Cherry Blossom sugar cookies
Lemon sugar cookies
adapted from Peggy Porschen’s sugar cookie recipe
200g unsalted Butter, at room temperature
400g All Purpose / Plain Flour
200g Caster Sugar
1 Large Egg, lightly beaten
1 tsp Vanilla Extract
finely grated rind of 1 lemon
Cream together the butter, sugar and any flavourings you’re using. Beat until just becoming
creamy in texture.
Tip: Don’t over mix otherwise you’ll incorporate too much air and the cookies will spread during baking, losing their shape.
• Beat in the egg until well combined, make sure to scrape down the sides of the bowl.
Add the sifted flour and mix on low until a non sticky dough forms.
• Tip: I don’t have a stand mixer so I find it easier to switch to dough hooks at this stage to avoid
flour flying everywhere.
• Knead into a ball and divide into 2 or 3 pieces.
• Roll out each portion between parchment paper to a thickness of about 5mm/1/5 inch (0.2 inch)
• Refrigerate for a minimum of 30mins.
• Tip: Recipes commonly just wrap the whole ball of dough in clingwrap and then refrigerate it for an
hour or overnight, but by rolling the dough between parchment, this shortens the chilling time and
then it’s also been rolled out while still soft making it easier and quicker.
• Once chilled, peel off parchment and place dough on a lightly floured surface.
• Cut out shapes with cookie cutters or a sharp knife.
• Arrange shapes on parchment lined baking sheets and refrigerate for another 30mins to an hour.
• Tip: It’s very important you chill them again otherwise they’ll spread while baking.
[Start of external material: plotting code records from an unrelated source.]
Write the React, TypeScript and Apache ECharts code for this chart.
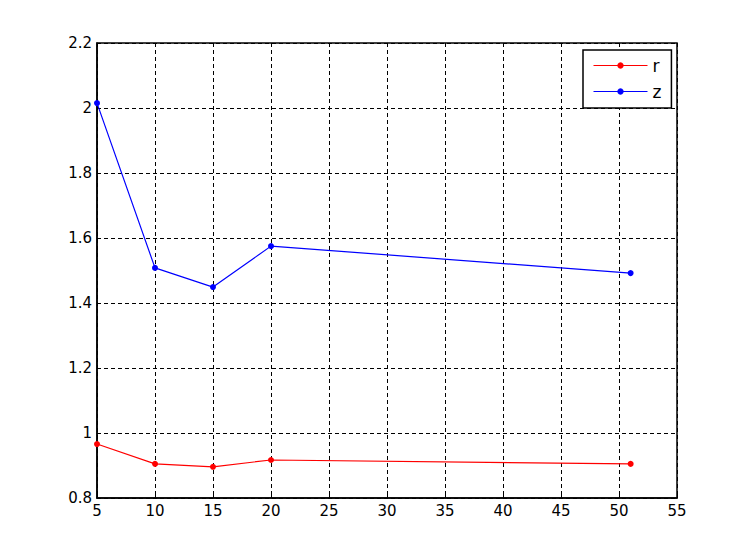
import React, { useEffect, useRef } from "react";
import * as echarts from "echarts";

const xValues = [5, 10, 15, 20, 51];
const rValues = [0.966, 0.905, 0.896, 0.917, 0.905];
const zValues = [2.015, 1.508, 1.449, 1.575, 1.492];

export default function App() {
  const ref = useRef<HTMLDivElement>(null);
  useEffect(() => {
    const chart = echarts.init(ref.current!, null, { renderer: "svg" });
    const font = "DejaVu Sans, sans-serif";
    chart.setOption({
      animation: false,
      backgroundColor: "#fff",
      grid: {
        left: 97,
        right: 70,
        top: 43,
        bottom: 62,
        show: true,
        borderColor: "#000",
        borderWidth: 1.5,
        backgroundColor: "transparent",
      },
      legend: {
        left: 583,
        top: 50,
        orient: "vertical",
        padding: [7, 10, 8, 10],
        itemGap: 9,
        itemWidth: 54,
        itemHeight: 8,
        borderColor: "#000",
        borderWidth: 1.5,
        backgroundColor: "#fff",
        lineStyle: { width: 1 },
        textStyle: { fontSize: 17, fontFamily: font, color: "#000" },
        data: ["r", "z"],
      },
      xAxis: {
        type: "value",
        min: 5,
        max: 55,
        interval: 5,
        axisLine: { lineStyle: { color: "#000", width: 1.5 } },
        axisTick: { show: true, inside: true, length: 4, lineStyle: { color: "#000" } },
        axisLabel: { color: "#000", fontSize: 15, fontFamily: font, margin: 5 },
        splitLine: { show: true, lineStyle: { color: "#000", type: [4, 3], width: 1 } },
      },
      yAxis: {
        type: "value",
        min: 0.8,
        max: 2.2,
        interval: 0.2,
        axisLine: { lineStyle: { color: "#000", width: 1.5 } },
        axisTick: { show: true, inside: true, length: 4, lineStyle: { color: "#000" } },
        axisLabel: {
          color: "#000",
          fontSize: 15,
          fontFamily: font,
          margin: 5,
          formatter: (v: number) => String(Math.round(v * 10) / 10),
        },
        splitLine: { show: true, lineStyle: { color: "#000", type: [4, 3], width: 1 } },
      },
      series: [
        {
          name: "r",
          type: "line",
          data: xValues.map((x, i) => [x, rValues[i]]),
          color: "#ff0000",
          lineStyle: { width: 1.2, color: "#ff0000" },
          symbol: "circle",
          symbolSize: 6,
          itemStyle: { color: "#ff0000" },
        },
        {
          name: "z",
          type: "line",
          data: xValues.map((x, i) => [x, zValues[i]]),
          color: "#0000ff",
          lineStyle: { width: 1.2, color: "#0000ff" },
          symbol: "circle",
          symbolSize: 6,
          itemStyle: { color: "#0000ff" },
        },
      ],
    });
    return () => chart.dispose();
  }, []);
  return <div ref={ref} style={{ width: 747, height: 560, position: "absolute", left: 0, top: 0 }} />;
}
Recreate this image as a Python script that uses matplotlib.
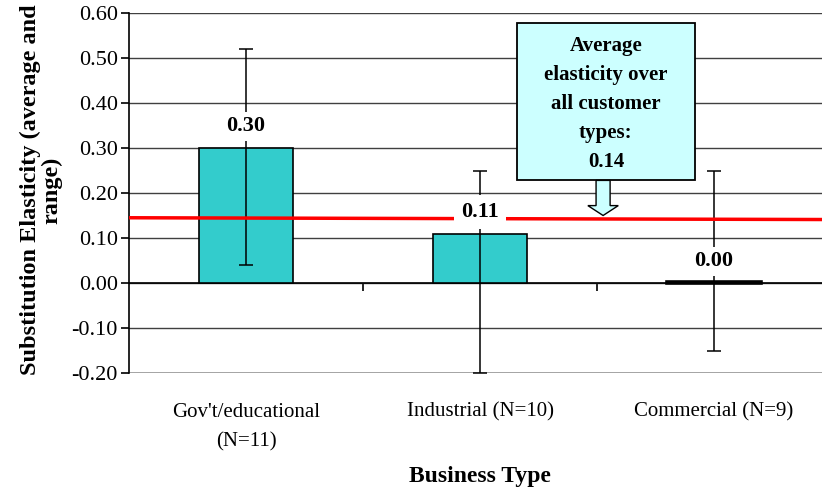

• Re-roll scraps and follow the above process until all scraps are used up.
• Preheat oven to 180°C (160°C Fan Assisted) / 350°F / Gas Mark 4.
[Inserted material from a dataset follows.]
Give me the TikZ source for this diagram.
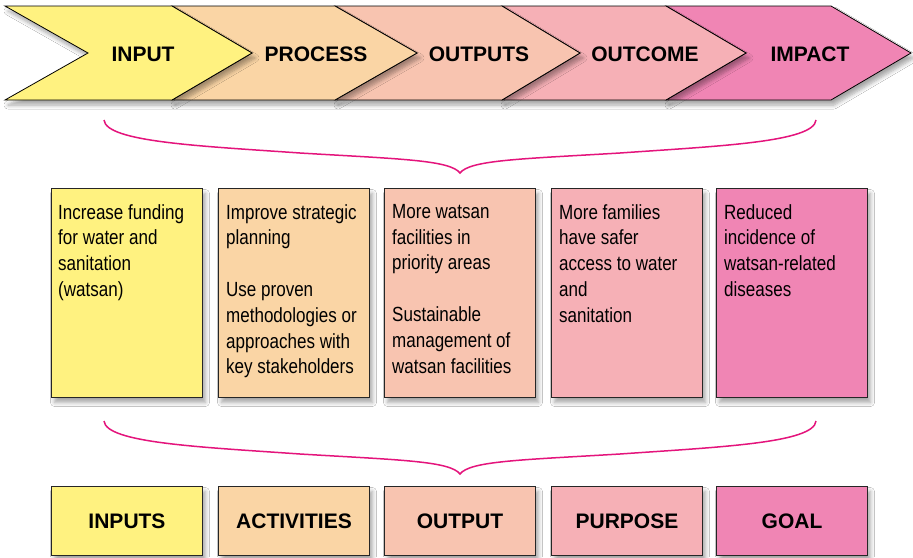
\documentclass[tikz,border=0pt]{standalone}
\usepackage{fontspec}
\setmainfont{Liberation Sans}
\newfontfamily\narrowfont{Liberation Sans}[FakeStretch=0.83]
\usetikzlibrary{shadows.blur,calc}
\definecolor{c1}{RGB}{255,242,128}
\definecolor{c2}{RGB}{250,213,165}
\definecolor{c3}{RGB}{248,196,176}
\definecolor{c4}{RGB}{246,176,182}
\definecolor{c5}{RGB}{240,133,180}
\definecolor{bracecol}{RGB}{228,20,124}
\begin{document}
\begin{tikzpicture}[x=1pt,y=-1pt,
  shad/.style={blur shadow={shadow xshift=3pt, shadow yshift=-5pt, shadow opacity=35, shadow blur steps=6, shadow blur radius=4pt}},
  chev/.style={draw=black, line width=0.8pt, line join=miter, shad},
  head/.style={font=\fontsize{21}{25}\selectfont\bfseries, inner sep=0pt},
  midbox/.style={draw=black!85, line width=1pt, minimum width=151pt, minimum height=209pt, inner sep=0pt, anchor=north west, shad},
  txt/.style={font=\narrowfont\fontsize{20.5}{25.8}\selectfont, align=left, inner sep=0pt, anchor=north west},
  lowbox/.style={draw=black!85, line width=1pt, minimum width=151pt, minimum height=69pt, inner sep=0pt, anchor=north west, shad, font=\fontsize{21}{25}\selectfont\bfseries},
  bracestyle/.style={draw=bracecol, line width=1.5pt}
]
\useasboundingbox (0,0) rectangle (913,557);
\fill[white] (0,0) rectangle (913,557);
% chevrons (right to left so left ones overlap)
\path[chev, fill=c5] (666,6) -- (831,6) -- (911,53) -- (831,100) -- (666,100) -- (746,53) -- cycle;
\path[chev, fill=c4] (502,6) -- (666,6) -- (746,53) -- (666,100) -- (502,100) -- (580,53) -- cycle;
\path[chev, fill=c3] (335,6) -- (502,6) -- (580,53) -- (502,100) -- (335,100) -- (417,53) -- cycle;
\path[chev, fill=c2] (172,6) -- (335,6) -- (417,53) -- (335,100) -- (172,100) -- (252,53) -- cycle;
\path[chev, fill=c1] (5,6) -- (172,6) -- (252,53) -- (172,100) -- (5,100) -- (88,53) -- cycle;
\node[head] (h1) at (143,54) {INPUT};
\node[head] (h2) at (316,54) {PROCESS};
\node[head] (h3) at (479,54) {OUTPUTS};
\node[head] (h4) at (645,54) {OUTCOME};
\node[head] (h5) at (810,54) {IMPACT};
% upper brace
\coordinate (ul) at (104,120);
\coordinate (um) at (460,173);
\coordinate (ur) at (816,120);
\draw[bracestyle] (ul) .. controls (106,142) and (200,146) .. (300,153) .. controls (400,159) and (450,160) .. (um)
  .. controls (470,160) and (520,159) .. (620,153) .. controls (720,146) and (814,142) .. (ur);
% middle boxes
\node[midbox, fill=c1] (m1) at (51,188) {};
\node[midbox, fill=c2] (m2) at (218,188) {};
\node[midbox, fill=c3] (m3) at (384,188) {};
\node[midbox, fill=c4] (m4) at (551,188) {};
\node[midbox, fill=c5] (m5) at (716,188) {};
\node[txt] (t1) at ($(m1.north west)+(7,16)$) {Increase funding\\for water and\\sanitation\\(watsan)};
\node[txt] (t2) at ($(m2.north west)+(8,16)$) {Improve strategic\\planning\\\mbox{}\\Use proven\\methodologies or\\approaches with\\key stakeholders};
\node[txt] (t3) at ($(m3.north west)+(8,16)$) {More watsan\\facilities in\\priority areas\\\mbox{}\\Sustainable\\management of\\watsan facilities};
\node[txt] (t4) at ($(m4.north west)+(8,16)$) {More families\\have safer\\access to water\\and\\sanitation};
\node[txt] (t5) at ($(m5.north west)+(8,16)$) {Reduced\\incidence of\\watsan-related\\diseases};
% lower brace
\coordinate (ll) at (104,421);
\coordinate (lm) at (460,474);
\coordinate (lr) at (816,421);
\draw[bracestyle] (ll) .. controls (106,443) and (200,447) .. (300,454) .. controls (400,460) and (450,461) .. (lm)
  .. controls (470,461) and (520,460) .. (620,454) .. controls (720,447) and (814,443) .. (lr);
% lower boxes
\node[lowbox, fill=c1] (b1) at (51,486) {INPUTS};
\node[lowbox, fill=c2] (b2) at (218,486) {ACTIVITIES};
\node[lowbox, fill=c3] (b3) at (384,486) {OUTPUT};
\node[lowbox, fill=c4] (b4) at (551,486) {PURPOSE};
\node[lowbox, fill=c5] (b5) at (716,486) {GOAL};
\end{tikzpicture}
\end{document}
• Bake until golden around the edges, about 8-15mins depending on the size of the cookies.
• Tip: Bake same sized cookies together otherwise mixing smaller with larger cookies could result in
some cookies being baked before others are done.
• Tip: Rotate baking sheets half way through baking if your oven bakes unevenly.
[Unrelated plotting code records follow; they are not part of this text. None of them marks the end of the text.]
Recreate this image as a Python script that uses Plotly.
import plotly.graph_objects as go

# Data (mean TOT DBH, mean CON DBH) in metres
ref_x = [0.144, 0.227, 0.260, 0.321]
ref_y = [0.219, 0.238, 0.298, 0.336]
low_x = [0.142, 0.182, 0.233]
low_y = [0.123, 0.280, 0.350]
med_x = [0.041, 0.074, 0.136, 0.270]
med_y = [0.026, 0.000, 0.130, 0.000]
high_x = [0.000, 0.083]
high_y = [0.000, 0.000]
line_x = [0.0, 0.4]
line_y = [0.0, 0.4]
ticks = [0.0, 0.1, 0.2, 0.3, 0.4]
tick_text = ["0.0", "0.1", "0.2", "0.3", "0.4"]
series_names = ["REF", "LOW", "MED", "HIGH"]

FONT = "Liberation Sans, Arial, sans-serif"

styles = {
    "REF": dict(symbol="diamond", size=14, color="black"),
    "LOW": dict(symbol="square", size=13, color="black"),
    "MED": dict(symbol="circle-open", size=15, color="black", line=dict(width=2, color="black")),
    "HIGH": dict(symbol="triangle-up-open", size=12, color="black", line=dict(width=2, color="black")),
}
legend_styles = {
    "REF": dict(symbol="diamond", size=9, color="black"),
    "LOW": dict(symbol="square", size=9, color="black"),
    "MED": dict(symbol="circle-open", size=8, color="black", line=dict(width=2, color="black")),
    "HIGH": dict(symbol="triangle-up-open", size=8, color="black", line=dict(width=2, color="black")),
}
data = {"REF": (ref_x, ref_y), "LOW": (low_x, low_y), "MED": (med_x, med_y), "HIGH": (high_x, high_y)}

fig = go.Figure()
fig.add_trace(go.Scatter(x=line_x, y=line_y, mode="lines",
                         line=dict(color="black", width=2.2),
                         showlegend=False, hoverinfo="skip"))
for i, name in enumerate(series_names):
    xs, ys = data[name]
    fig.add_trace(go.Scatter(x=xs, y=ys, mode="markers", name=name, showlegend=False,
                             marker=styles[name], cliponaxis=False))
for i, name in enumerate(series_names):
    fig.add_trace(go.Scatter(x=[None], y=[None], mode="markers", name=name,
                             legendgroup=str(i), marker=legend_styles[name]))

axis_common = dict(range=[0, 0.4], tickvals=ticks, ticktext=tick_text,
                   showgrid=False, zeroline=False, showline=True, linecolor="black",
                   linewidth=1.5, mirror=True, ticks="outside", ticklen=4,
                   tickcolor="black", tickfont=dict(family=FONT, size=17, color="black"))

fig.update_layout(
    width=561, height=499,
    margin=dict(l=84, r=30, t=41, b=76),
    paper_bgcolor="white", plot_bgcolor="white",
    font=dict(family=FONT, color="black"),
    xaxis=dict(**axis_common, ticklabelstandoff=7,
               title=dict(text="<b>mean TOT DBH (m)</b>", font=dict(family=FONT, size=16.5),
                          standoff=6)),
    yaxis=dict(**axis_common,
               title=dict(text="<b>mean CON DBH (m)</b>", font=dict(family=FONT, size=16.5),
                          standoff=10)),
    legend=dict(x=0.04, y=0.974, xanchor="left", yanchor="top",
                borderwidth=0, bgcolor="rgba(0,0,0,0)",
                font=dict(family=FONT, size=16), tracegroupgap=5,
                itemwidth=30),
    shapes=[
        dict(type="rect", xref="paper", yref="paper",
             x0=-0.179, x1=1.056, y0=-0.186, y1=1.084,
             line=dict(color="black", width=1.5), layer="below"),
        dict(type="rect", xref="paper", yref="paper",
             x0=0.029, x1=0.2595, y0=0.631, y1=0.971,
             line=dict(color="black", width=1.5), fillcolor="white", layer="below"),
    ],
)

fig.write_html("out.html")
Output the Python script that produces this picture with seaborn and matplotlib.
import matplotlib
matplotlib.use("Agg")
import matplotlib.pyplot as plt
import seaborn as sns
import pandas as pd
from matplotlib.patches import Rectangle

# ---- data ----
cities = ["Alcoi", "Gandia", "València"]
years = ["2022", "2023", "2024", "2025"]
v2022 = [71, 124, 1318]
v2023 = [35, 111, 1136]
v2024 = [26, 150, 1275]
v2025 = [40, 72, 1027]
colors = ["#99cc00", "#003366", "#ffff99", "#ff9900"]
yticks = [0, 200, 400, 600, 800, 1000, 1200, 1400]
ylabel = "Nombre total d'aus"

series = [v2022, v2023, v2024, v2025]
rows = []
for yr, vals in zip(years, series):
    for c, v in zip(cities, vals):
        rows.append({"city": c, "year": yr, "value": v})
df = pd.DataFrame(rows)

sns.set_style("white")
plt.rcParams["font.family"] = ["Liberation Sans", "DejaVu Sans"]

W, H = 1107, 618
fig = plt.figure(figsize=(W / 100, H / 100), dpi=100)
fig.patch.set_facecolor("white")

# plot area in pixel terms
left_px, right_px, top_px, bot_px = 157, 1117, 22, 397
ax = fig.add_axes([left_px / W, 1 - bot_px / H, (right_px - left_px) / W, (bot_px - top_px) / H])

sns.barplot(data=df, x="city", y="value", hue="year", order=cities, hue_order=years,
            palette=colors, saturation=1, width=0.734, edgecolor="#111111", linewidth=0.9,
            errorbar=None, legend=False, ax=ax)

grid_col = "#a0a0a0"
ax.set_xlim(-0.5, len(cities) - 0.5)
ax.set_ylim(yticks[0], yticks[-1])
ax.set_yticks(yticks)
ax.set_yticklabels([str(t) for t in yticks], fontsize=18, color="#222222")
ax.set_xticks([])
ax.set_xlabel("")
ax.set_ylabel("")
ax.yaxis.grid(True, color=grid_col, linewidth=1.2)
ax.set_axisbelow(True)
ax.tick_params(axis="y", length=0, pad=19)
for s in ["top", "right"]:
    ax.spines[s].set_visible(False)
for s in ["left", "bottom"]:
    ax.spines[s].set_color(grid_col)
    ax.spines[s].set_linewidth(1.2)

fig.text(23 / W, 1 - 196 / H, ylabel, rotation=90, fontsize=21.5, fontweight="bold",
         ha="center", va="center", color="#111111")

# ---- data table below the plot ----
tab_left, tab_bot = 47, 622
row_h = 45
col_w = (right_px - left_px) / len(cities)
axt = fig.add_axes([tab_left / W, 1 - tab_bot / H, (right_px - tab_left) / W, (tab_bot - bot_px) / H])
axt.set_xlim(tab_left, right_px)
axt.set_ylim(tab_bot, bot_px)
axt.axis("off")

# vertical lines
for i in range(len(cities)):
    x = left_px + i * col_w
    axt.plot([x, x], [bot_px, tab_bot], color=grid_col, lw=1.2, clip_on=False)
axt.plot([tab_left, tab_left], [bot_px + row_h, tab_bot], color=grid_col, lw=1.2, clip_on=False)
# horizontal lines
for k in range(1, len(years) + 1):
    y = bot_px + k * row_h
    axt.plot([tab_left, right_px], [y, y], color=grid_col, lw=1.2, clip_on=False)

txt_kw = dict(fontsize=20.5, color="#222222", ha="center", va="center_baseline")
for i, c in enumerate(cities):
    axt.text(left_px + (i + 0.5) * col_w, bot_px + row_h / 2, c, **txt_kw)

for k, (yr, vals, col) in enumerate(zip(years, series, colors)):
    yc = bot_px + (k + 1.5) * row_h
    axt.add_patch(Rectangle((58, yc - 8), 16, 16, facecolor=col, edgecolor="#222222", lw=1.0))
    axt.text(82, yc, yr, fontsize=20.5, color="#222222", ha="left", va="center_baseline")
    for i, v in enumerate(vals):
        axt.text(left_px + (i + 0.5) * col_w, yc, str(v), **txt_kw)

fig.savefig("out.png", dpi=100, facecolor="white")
• Leave to cool on cooling racks.
• Once completely cooled, decorate as desired.
2½ – 3 cups Icing Sugar, unsifted
2 Large Egg Whites
2 tsp Lemon Juice
1 tsp Almond Extract
• Beat egg whites with lemon juice until combined.
• Tip: It’s important that the bowls/spoons/spatulas and beaters you use are thoroughly cleaned and
• Sift the icing sugar to remove lumps and add it to the egg whites.
• Tip: I’ve listed 2 amounts of icing sugar, the lesser amount is good for a flooding consistency, and the larger amount is for outlining, but you can add even more for a much thicker consistency good for writing. If you add too much icing sugar or would like to make a thinner consistency, add very small amounts of water, a few drops at a time, until you reach the consistency you need.
• Beat on low until combined and smooth.
• Use immediately or keep in an airtight container.
• Tip: Royal Icing starts to harden as soon as it’s in contact with air so make sure to cover containers with plastic wrap while not in use.